Chi adora Dio non diventa schiavo di nessuno. Non c’è vero culto eucaristico senza compassione dinanzi alle ferite di chi soffre.
Paolo Ondarza – Città del Vaticano per Vaticannews.va
“Non sempre sulle tavole del mondo il pane è condiviso; non sempre emana il profumo della comunione; non sempre è spezzato nella giustizia”. A conclusione del Congresso Eucaristico svoltosi a Matera, città del pane, di fronte a circa 12mila fedeli Francesco esorta a ‘vergognarsi’ per le quotidiane ingiustizie, disparità, soprusi compiuti ogni giorno verso i deboli, l’indifferenza nei riguardi dei poveri. Lo fa commentando il Vangelo offerto dalla liturgia odierna, un testo che presenta da una parte il ricco che sfoggia opulenza e banchetta, dall’altra il povero, Lazzaro, coperto di piaghe e in attesa che qualche mollica cada da quella mensa per sfamarsi.
Il primato è di Dio
L’Eucaristia ricorda che il primato è di Dio, sottolinea il Vescovo di Roma. Il ricco infatti non è in relazione con Dio, nella sua vita non c’è posto per Lui, pensa solo al proprio benessere e alla ricchezza mondana. Di quest’uomo nel brano evangelico non si ricorda neanche il nome:
Com’è triste anche oggi questa realtà, quando confondiamo quello che siamo con quello che abbiamo, quando giudichiamo le persone dalla ricchezza che hanno, dai titoli che esibiscono, dai ruoli che ricoprono o dalla marca del vestito che indossano. È la religione dell’avere e dell’apparire, che spesso domina la scena di questo mondo, ma alla fine ci lascia a mani vuote.

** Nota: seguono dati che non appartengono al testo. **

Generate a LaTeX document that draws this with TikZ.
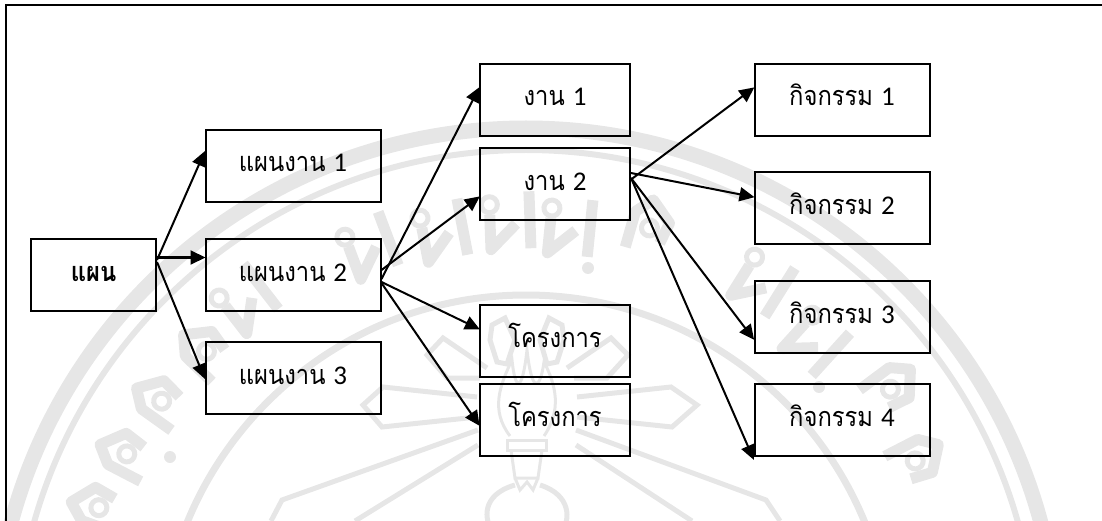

Dio è il centro, non la vanità
Il povero invece ha un nome: Lazzaro, significa “Dio aiuta”. “Pur nella povertà – osserva Papa Francesco – può conservare integra la sua dignità perché vive nella relazione con Dio”, “speranza incrollabile della sua vita”. Questa è la sfida posta dall’Eucaristia alla vita di ciascuno: “adorare Dio e non sé stessi, mettere Lui al centro e non la vanità del proprio io”.
Perché se adoriamo noi stessi, moriamo nell’asfissia del nostro piccolo io; se adoriamo le ricchezze di questo mondo, esse si impossessano di noi e ci rendono schiavi; se adoriamo il dio dell’apparenza e ci inebriamo nello spreco, prima o dopo la vita stessa ci chiederà il conto.